start

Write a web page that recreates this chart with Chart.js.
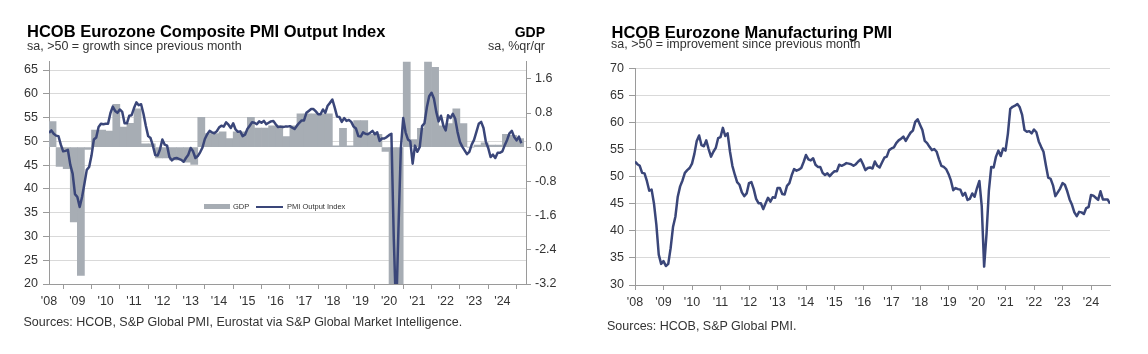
<!DOCTYPE html>
<html><head><meta charset="utf-8">
<script src="https://cdn.jsdelivr.net/npm/chart.js@4.4.1/dist/chart.umd.min.js"></script>
<style>
html,body{margin:0;padding:0;background:#fff;}
body{width:1148px;height:354px;position:relative;overflow:hidden;font-family:'Liberation Sans',Arial,sans-serif;}
.t{position:absolute;white-space:nowrap;line-height:1;color:#333;}
canvas{position:absolute;top:0;}
</style></head><body>
<canvas id="c1" width="580" height="354" style="left:0"></canvas>
<canvas id="c2" width="568" height="354" style="left:580px"></canvas>

<div class="t" style="left:27px;top:23px;font-size:16.5px;font-weight:bold;color:#000">HCOB Eurozone Composite PMI Output Index</div>
<div class="t" style="left:27px;top:39.5px;font-size:12.5px;">sa, &gt;50 = growth since previous month</div>
<div class="t" style="left:445px;width:100px;text-align:right;top:25px;font-size:14px;font-weight:bold;color:#000">GDP</div>
<div class="t" style="left:445px;width:100px;text-align:right;top:39.5px;font-size:12.5px;">sa, %qr/qr</div>
<div class="t" style="left:23.5px;top:315.5px;font-size:12.5px;">Sources: HCOB, S&amp;P Global PMI, Eurostat via S&amp;P Global Market Intelligence.</div>

<div style="position:absolute;left:204px;top:204px;width:26px;height:5px;background:#a7adb4"></div>
<div class="t" style="left:233px;top:202.8px;font-size:7.5px;">GDP</div>
<div style="position:absolute;left:256px;top:205.5px;width:27px;height:2px;background:#3a4679"></div>
<div class="t" style="left:287px;top:202.8px;font-size:7.5px;">PMI Output Index</div>

<div class="t" style="left:611.5px;top:24px;font-size:16.5px;font-weight:bold;color:#000">HCOB Eurozone Manufacturing PMI</div>
<div class="t" style="left:611px;top:37.5px;font-size:12.5px;">sa, &gt;50 = improvement since previous month</div>
<div class="t" style="left:607px;top:320px;font-size:12.5px;">Sources: HCOB, S&amp;P Global PMI.</div>

<script>
// ---------- DATA ----------
const yearLabels = ["'08","'09","'10","'11","'12","'13","'14","'15","'16","'17","'18","'19","'20","'21","'22","'23","'24"];

// Composite PMI Output Index, monthly Jan 2008 - Sep 2024
const compositePMI = [
  51.8,52.3,51.6,51.2,51.1,49.3,47.9,48.0,48.2,45.1,43.2,38.9,
  38.3,36.2,38.3,41.1,44.0,44.6,47.0,50.4,50.8,53.0,53.7,53.6,
  53.7,53.7,55.9,57.3,56.4,56.0,56.7,56.2,53.8,53.8,55.4,55.5,
  57.0,58.2,57.6,57.8,55.8,53.3,51.1,50.7,49.1,47.1,47.0,48.3,
  50.4,49.3,49.1,46.7,46.0,46.4,46.5,46.3,46.1,45.7,46.5,47.2,
  48.6,47.9,46.5,46.9,47.7,48.7,50.5,51.5,52.2,51.9,51.7,52.1,
  52.9,53.3,53.1,54.0,53.5,52.8,53.8,52.5,52.0,52.1,51.1,51.4,
  52.6,53.3,54.0,53.9,53.6,54.2,53.9,54.3,53.6,53.9,54.2,54.3,
  53.6,53.0,53.1,53.0,53.1,53.1,53.2,52.9,52.6,53.3,53.9,54.4,
  54.4,56.0,56.4,56.8,56.8,56.3,55.7,55.7,56.7,56.0,57.5,58.1,
  58.8,57.1,55.2,55.1,54.1,54.9,54.3,54.5,54.1,53.1,52.7,51.1,
  51.0,51.9,51.6,51.5,51.8,52.2,51.5,51.9,50.1,50.6,50.6,50.9,
  51.3,51.6,29.7,13.6,31.9,48.5,54.9,51.9,50.4,50.0,45.3,49.1,
  47.8,48.8,53.2,53.8,57.1,59.5,60.2,59.0,56.2,54.2,55.4,53.3,
  52.3,55.5,54.9,55.8,54.8,52.0,49.9,48.9,48.1,47.3,47.8,49.3,
  50.3,52.0,53.7,54.1,52.8,49.9,48.6,46.7,47.2,46.5,47.6,47.6,
  47.9,49.2,50.3,51.7,52.2,50.9,50.2,51.0,49.6
];

// GDP %q/q, quarterly Q1 2008 - Q3 2024
const gdpQoQ = [
  0.6,-0.45,-0.5,-1.75,
  -3.0,-0.05,0.4,0.4,
  0.38,1.0,0.47,0.56,
  0.9,0.08,0.08,-0.25,
  -0.25,-0.3,-0.3,-0.35,
  -0.4,0.7,0.32,0.32,
  0.36,0.2,0.36,0.36,
  0.7,0.45,0.45,0.5,
  0.5,0.25,0.5,0.78,
  0.78,0.78,0.78,0.78,
  0.03,0.44,0.03,0.62,
  0.62,0.3,0.3,-0.1,
  -3.6,-11.6,12.5,0.18,
  0.44,2.2,1.87,0.5,
  0.55,0.9,0.55,0.0,
  0.05,0.1,0.05,0.05,
  0.3,0.28,0.2
];

// Manufacturing PMI, monthly Jan 2008 - Sep 2024
const manufacturingPMI = [
  52.8,52.3,52.0,50.7,50.6,49.2,47.4,47.6,45.0,41.1,35.6,33.9,
  34.4,33.5,33.9,36.8,40.7,42.6,46.3,48.2,49.3,50.7,51.2,51.6,
  52.4,54.2,56.6,57.6,55.8,55.6,56.7,55.1,53.7,54.6,55.3,57.1,
  57.3,59.0,57.5,58.0,54.6,52.0,50.4,49.0,48.5,47.1,46.4,46.9,
  48.8,49.0,47.7,45.9,45.1,45.1,44.0,45.1,46.1,45.4,46.2,46.1,
  47.9,47.9,46.8,46.7,48.3,48.8,50.3,51.4,51.1,51.3,51.6,52.7,
  54.0,53.2,53.0,53.4,52.2,51.8,51.8,50.7,50.3,50.6,50.1,50.6,
  51.0,51.0,52.2,52.0,52.2,52.5,52.4,52.3,52.0,52.3,52.8,53.2,
  52.3,51.2,51.6,51.7,51.5,52.8,52.0,51.7,52.6,53.5,53.7,54.9,
  55.2,55.4,56.2,56.7,57.0,57.4,56.6,57.4,58.1,58.5,60.1,60.6,
  59.6,58.6,56.6,56.2,55.5,54.9,55.1,54.6,53.2,52.0,51.8,51.4,
  50.5,49.3,47.5,47.9,47.7,47.6,46.5,47.0,45.7,45.9,46.9,46.3,
  47.9,49.2,44.5,33.4,39.4,47.4,51.8,51.7,53.7,54.8,53.8,55.2,
  54.8,57.9,62.5,62.9,63.1,63.4,62.8,61.4,58.6,58.3,58.4,58.0,
  58.7,58.2,56.5,55.5,54.6,52.1,49.8,49.6,48.4,46.4,47.1,47.8,
  48.8,48.5,47.3,45.8,44.8,43.4,42.7,43.5,43.4,43.1,44.2,44.4,
  46.6,46.5,46.1,45.7,47.3,45.8,45.8,45.8,45.0
];

const pmiTicks = [20,25,30,35,40,45,50,55,60,65];
const gdpTicks = [-3.2,-2.4,-1.6,-0.8,0,0.8,1.6];
const mfgTicks = [30,35,40,45,50,55,60,65,70];

// ---------- STYLE ----------
const NAVY = '#3a4679';
const BARGREY = '#a7adb4';
const GRID = '#d9d9d9';
const AXIS = '#9a9a9a';
Chart.defaults.font.family = "'Liberation Sans', Arial, sans-serif";
Chart.defaults.font.size = 12.5;
Chart.defaults.color = '#333';

const monthPts = arr => arr.map((v,i)=>({x:i, y:v}));
const quarterPts = arr => arr.map((v,q)=>({x:q*3+1.5, y:v}));
const setTicks = list => (axis => { axis.ticks = list.map(v=>({value:v})); });
const gridColor = base => (c => c.tick && c.tick.value === base ? 'rgba(0,0,0,0)' : GRID);

function xAxis(max, h){
  return {
    type:'linear', min:0, max:max, offset:false,
    afterBuildTicks: axis => { axis.ticks = yearLabels.map((_,i)=>({value:i*12})); },
    afterFit: s => { s.height = h; },
    ticks:{ autoSkip:false, maxRotation:0, padding:5, callback:(v,i)=>yearLabels[i] },
    grid:{ drawOnChartArea:false, drawTicks:true, tickLength:5, tickColor:AXIS },
    border:{ color:AXIS }
  };
}

new Chart(document.getElementById('c1'), {
  type:'line',
  data:{ datasets:[
    { type:'line', label:'PMI Output Index', data:monthPts(compositePMI), yAxisID:'y',
      borderColor:NAVY, borderWidth:2.5, pointRadius:0, tension:0, borderJoinStyle:'round', order:0 },
    { type:'bar', label:'GDP', data:quarterPts(gdpQoQ), yAxisID:'y2',
      backgroundColor:BARGREY, borderWidth:0, barPercentage:1, categoryPercentage:1, order:1 }
  ]},
  options:{
    responsive:false, animation:false, devicePixelRatio:1,
    layout:{ padding:{ top:61.7, bottom:40, left:0, right:0 } },
    plugins:{ legend:{display:false}, tooltip:{enabled:false} },
    scales:{
      x: xAxis(202, 30),
      y: { type:'linear', position:'left', min:20, max:66.75,
           afterBuildTicks:setTicks(pmiTicks), afterFit: s => { s.width = 49; },
           ticks:{ padding:5, callback:v=>String(v) },
           grid:{ color:gridColor(20), tickColor:AXIS, tickLength:6 },
           border:{ color:AXIS } },
      y2:{ type:'linear', position:'right', min:-3.2, max:2.0,
           afterBuildTicks:setTicks(gdpTicks), afterFit: s => { s.width = 54; },
           ticks:{ padding:4, callback:v=>v.toFixed(1) },
           grid:{ drawOnChartArea:false, tickColor:AXIS, tickLength:5 },
           border:{ color:AXIS } }
    }
  }
});

new Chart(document.getElementById('c2'), {
  type:'line',
  data:{ datasets:[
    { label:'Manufacturing PMI', data:monthPts(manufacturingPMI),
      borderColor:NAVY, borderWidth:2.5, pointRadius:0, tension:0, borderJoinStyle:'round' }
  ]},
  options:{
    responsive:false, animation:false, devicePixelRatio:1,
    layout:{ padding:{ top:68.3, bottom:39, left:0, right:38 } },
    plugins:{ legend:{display:false}, tooltip:{enabled:false} },
    scales:{
      x: xAxis(200, 30),
      y: { type:'linear', position:'left', min:30, max:70,
           afterBuildTicks:setTicks(mfgTicks), afterFit: s => { s.width = 55; },
           ticks:{ padding:5, callback:v=>String(v) },
           grid:{ color:gridColor(30), tickColor:AXIS, tickLength:6 },
           border:{ color:AXIS } }
    }
  }
});
</script>
</body></html>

end

To do
Reproduce only the lines from the beginning of the data through the line that contains "Global Market Intelligence.</div>", both included, and please drop the pictures.

Full response
Write a web page that recreates this chart with Chart.js.
<!DOCTYPE html>
<html><head><meta charset="utf-8">
<script src="https://cdn.jsdelivr.net/npm/chart.js@4.4.1/dist/chart.umd.min.js"></script>
<style>
html,body{margin:0;padding:0;background:#fff;}
body{width:1148px;height:354px;position:relative;overflow:hidden;font-family:'Liberation Sans',Arial,sans-serif;}
.t{position:absolute;white-space:nowrap;line-height:1;color:#333;}
canvas{position:absolute;top:0;}
</style></head><body>
<canvas id="c1" width="580" height="354" style="left:0"></canvas>
<canvas id="c2" width="568" height="354" style="left:580px"></canvas>

<div class="t" style="left:27px;top:23px;font-size:16.5px;font-weight:bold;color:#000">HCOB Eurozone Composite PMI Output Index</div>
<div class="t" style="left:27px;top:39.5px;font-size:12.5px;">sa, &gt;50 = growth since previous month</div>
<div class="t" style="left:445px;width:100px;text-align:right;top:25px;font-size:14px;font-weight:bold;color:#000">GDP</div>
<div class="t" style="left:445px;width:100px;text-align:right;top:39.5px;font-size:12.5px;">sa, %qr/qr</div>
<div class="t" style="left:23.5px;top:315.5px;font-size:12.5px;">Sources: HCOB, S&amp;P Global PMI, Eurostat via S&amp;P Global Market Intelligence.</div>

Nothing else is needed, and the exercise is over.